Multi-node wind speed forecasting based on a novel dynamic spatial–temporal graph network

Abstract

Providing reliable and accurate wind speed predictions for the power system ensures a stable power output. However, the high wind speed uncertainty and the complex spatial–temporal correlation between wind turbines still make wind speed prediction a significant challenge. This paper proposes a novel dynamic spatial–temporal graph network (DSTGN) to make wind speed predictions by accurately capturing the dynamic dependencies of multi-turbine on an arbitrary graph structure. DSTGN adopts an extensible and serialized structure consisting of stacked dynamic spatial–temporal blocks to model dependencies.
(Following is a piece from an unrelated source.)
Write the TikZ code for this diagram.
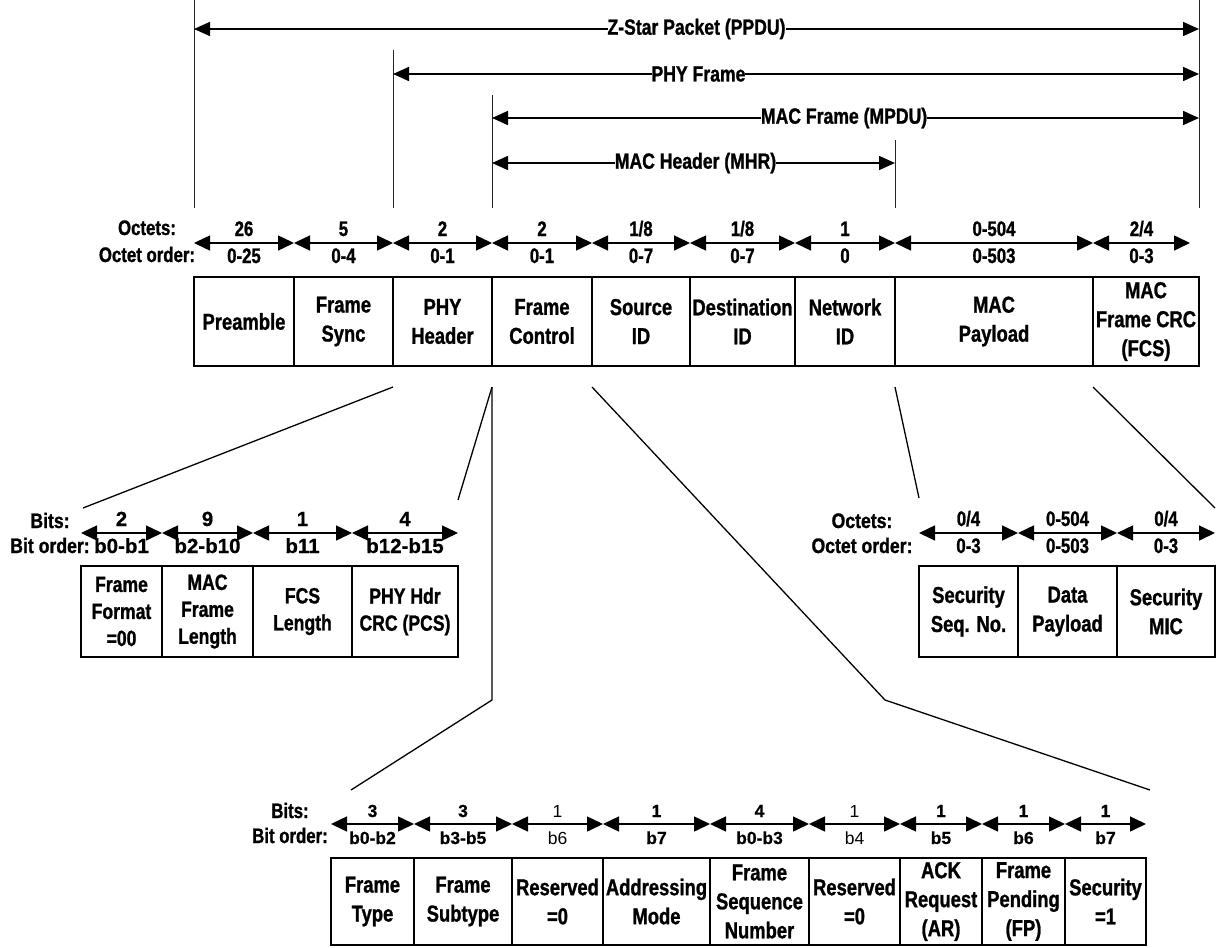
\documentclass[tikz,border=0pt]{standalone}
\usepackage{fontspec}
\setmainfont{Liberation Sans}
\newfontfamily\cnd{Liberation Sans}[FakeStretch=0.8,FakeBold=1.1]
\newfontfamily\cndw{Liberation Sans}[FakeStretch=0.84,FakeBold=1.1]
\newfontfamily\wide{Liberation Sans}[FakeBold=0.6]
\usetikzlibrary{arrows.meta}

% one field of a frame: name, left x, right x, centre y, height, text
\newcommand\field[7][]{%
  \node[cell,#1,minimum width={#4-#3},minimum height=#6] (#2) at ({(#3+#4)/2},#5) {#7};}
% size arrow above a field: field name, rise, size, order, extra style
\newcommand\sizeof[5][]{%
  \draw[dim] ([yshift=#3]#2.north west) -- ([yshift=#3]#2.north east)
    node[midway,numtxt,#1] {#4} node[midway,ordtxt,#1] {#5};}

\begin{document}
\begin{tikzpicture}[x=1pt,y=-1pt,
  cell/.style={draw,line width=2.5pt,inner sep=0pt,outer sep=0pt,align=center,
    font=\cnd\bfseries\fontsize{23}{29}\selectfont},
  smallcell/.style={font=\cnd\bfseries\fontsize{22}{27}\selectfont},
  dim/.style={line width=1.5pt,{Triangle[length=16pt,width=15pt]}-{Triangle[length=16pt,width=15pt]}},
  numtxt/.style={anchor=base,yshift=7pt,inner sep=0pt,font=\cnd\bfseries\fontsize{21}{24}\selectfont},
  ordtxt/.style={anchor=base,yshift=-20pt,inner sep=0pt,font=\cnd\bfseries\fontsize{21}{24}\selectfont},
  widenum/.style={font=\wide\bfseries\fontsize{20.5}{24}\selectfont},
  smallnum/.style={font=\wide\bfseries\fontsize{17.5}{22}\selectfont},
  plainnum/.style={font=\fontsize{17.5}{22}\selectfont},
  rowlbl/.style={anchor=base,inner sep=0pt,font=\cnd\bfseries\fontsize{21}{24}\selectfont},
  widelbl/.style={font=\cndw\bfseries\fontsize{21}{24}\selectfont},
  guide/.style={line width=1pt,black!85},
  span/.style={line width=1.6pt,{Triangle[length=16pt,width=14pt]}-{Triangle[length=16pt,width=14pt]}},
  spanlbl/.style={fill=white,inner xsep=0pt,inner ysep=1pt,font=\cnd\bfseries\fontsize{22}{24}\selectfont},
  link/.style={line width=1.3pt}]

\useasboundingbox (0,0) rectangle (1222,947);

% ---------- main frame ----------
\field{m1}{194}{294}{321.5}{89}{Preamble}
\field{m2}{294}{393}{321.5}{89}{Frame\\Sync}
\field{m3}{393}{492}{321.5}{89}{PHY\\Header}
\field{m4}{492}{592}{321.5}{89}{Frame\\Control}
\field{m5}{592}{690}{321.5}{89}{Source\\ID}
\field{m6}{690}{795}{321.5}{89}{Destination\\ID}
\field{m7}{795}{895}{321.5}{89}{Network\\ID}
\field{m8}{895}{1093}{321.5}{89}{MAC\\Payload}
\field{m9}{1093}{1199}{321.5}{89}{MAC\\Frame CRC\\(FCS)}

\sizeof{m1}{34pt}{26}{0-25}
\sizeof{m2}{34pt}{5}{0-4}
\sizeof{m3}{34pt}{2}{0-1}
\sizeof{m4}{34pt}{2}{0-1}
\sizeof{m5}{34pt}{1/8}{0-7}
\sizeof{m6}{34pt}{1/8}{0-7}
\sizeof{m7}{34pt}{1}{0}
\sizeof{m8}{34pt}{0-504}{0-503}
% the last size arrow stops a little short of the frame edge
\draw[dim] ([yshift=34pt]m9.north west) -- ([xshift=-9pt,yshift=34pt]m9.north east)
  node[midway,numtxt] {2/4} node[midway,ordtxt] {0-3};

\node[rowlbl] (mo) at (147,235) {Octets:};
\node[rowlbl] (mor) at (147,262) {Octet order:};

% ---------- extent lines and spans ----------
\draw[guide] (m1.north west |- 0,0) -- (m1.north west |- 0,208);
\draw[guide] (m3.north west |- 0,50) -- (m3.north west |- 0,208);
\draw[guide] (m4.north west |- 0,95) -- (m4.north west |- 0,208);
\draw[guide] (m8.north west |- 0,140) -- (m8.north west |- 0,208);
\draw[guide] (m9.north east |- 0,0) -- (m9.north east |- 0,208);

\draw[span] (m1.north west |- 0,29) -- (m9.north east |- 0,29)
  node[spanlbl,pos=0.5] (s1) {Z-Star Packet (PPDU)};
\draw[span] (m3.north west |- 0,74) -- (m9.north east |- 0,74)
  node[spanlbl,pos=0.379] (s2) {PHY Frame};
\draw[span] (m4.north west |- 0,118) -- (m9.north east |- 0,118)
  node[spanlbl,pos=0.498] (s3) {MAC Frame (MPDU)};
\draw[span] (m4.north west |- 0,163) -- (m8.north west |- 0,163)
  node[spanlbl,pos=0.505] (s4) {MAC Header (MHR)};

% ---------- PHY header ----------
\field[smallcell]{p1}{81}{162}{611.5}{91}{Frame\\Format\\=00}
\field[smallcell]{p2}{162}{253}{611.5}{91}{MAC\\Frame\\Length}
\field[smallcell]{p3}{253}{352}{611.5}{91}{FCS\\Length}
\field[smallcell]{p4}{352}{458}{611.5}{91}{PHY Hdr\\CRC (PCS)}

\sizeof[widenum]{p1}{33pt}{2}{b0-b1}
\sizeof[widenum]{p2}{33pt}{9}{b2-b10}
\sizeof[widenum]{p3}{33pt}{1}{b11}
\sizeof[widenum]{p4}{33pt}{4}{b12-b15}

\node[rowlbl,widelbl] (po) at (50,528) {Bits:};
\node[rowlbl,widelbl] (por) at (50,553) {Bit order:};

% ---------- MAC payload ----------
\field{r1}{919}{1018}{611.5}{91}{Security\\Seq. No.}
\field{r2}{1018}{1117}{611.5}{91}{Data\\Payload}
\field{r3}{1117}{1215}{611.5}{91}{Security\\MIC}

\sizeof{r1}{33pt}{0/4}{0-3}
\sizeof{r2}{33pt}{0-504}{0-503}
\sizeof{r3}{33pt}{0/4}{0-3}

\node[rowlbl,widelbl] (ro) at (862,528) {Octets:};
\node[rowlbl,widelbl] (ror) at (862,553) {Octet order:};

% ---------- frame control ----------
\field{q1}{331}{414}{901.5}{87}{Frame\\Type}
\field{q2}{414}{512}{901.5}{87}{Frame\\Subtype}
\field{q3}{512}{603}{901.5}{87}{Reserved\\=0}
\field{q4}{603}{710}{901.5}{87}{Addressing\\Mode}
\field{q5}{710}{809}{901.5}{87}{Frame\\Sequence\\Number}
\field{q6}{809}{900}{901.5}{87}{Reserved\\=0}
\field{q7}{900}{982}{901.5}{87}{ACK\\Request\\(AR)}
\field{q8}{982}{1065}{901.5}{87}{Frame\\Pending\\(FP)}
\field{q9}{1065}{1146}{901.5}{87}{Security\\=1}

\sizeof[smallnum]{q1}{34pt}{3}{b0-b2}
\sizeof[smallnum]{q2}{34pt}{3}{b3-b5}
\sizeof[plainnum]{q3}{34pt}{1}{b6}
\sizeof[smallnum]{q4}{34pt}{1}{b7}
\sizeof[smallnum]{q5}{34pt}{4}{b0-b3}
\sizeof[plainnum]{q6}{34pt}{1}{b4}
\sizeof[smallnum]{q7}{34pt}{1}{b5}
\sizeof[smallnum]{q8}{34pt}{1}{b6}
\sizeof[smallnum]{q9}{34pt}{1}{b7}

\node[rowlbl] (qo) at (290,818) {Bits:};
\node[rowlbl] (qor) at (290,843) {Bit order:};

% ---------- expansion lines ----------
\coordinate (bend) at (885,700);
\draw[link] ([yshift=-21pt]m3.south west) -- ([xshift=2pt,yshift=58pt]p1.north west);
\draw[link] ([yshift=-21pt]m3.south east) -- ([yshift=66pt]p4.north east);
\draw[link] ([yshift=-21pt]m4.south west) -- (m4.south west |- bend)
  -- ([xshift=20pt,yshift=68pt]q1.north west);
\draw[link] ([yshift=-21pt]m4.south east) -- (bend)
  -- ([xshift=4pt,yshift=68pt]q9.north east);
\draw[link] ([yshift=-21pt]m8.south west) -- ([yshift=68pt]r1.north west);
\draw[link] ([yshift=-21pt]m9.south west) -- ([yshift=58pt]r3.north east);
\end{tikzpicture}
\end{document}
In spatial dependency extraction, a graph generation module is used in the spatial block to produce static and dynamic spatial information. A parameterized adjacency matrix expands the spatial hypothesis space rather than being limited by the distance between turbines. In temporal dependency extraction, the multi-head attention mechanism models temporal associations of diverse time horizons. Based on publicly available wind datasets, extensive experimental results showed that the proposed model significantly improves performance. Compared to recent state-of-the-art models, MAE, RMSE and MAPE are improved over 4.57%, 4.25% and 8.31%, respectively. Furthermore, through ablation studies, we verified the benefits of each component of the proposed model, especially the positive role of graph sampling in improving performance.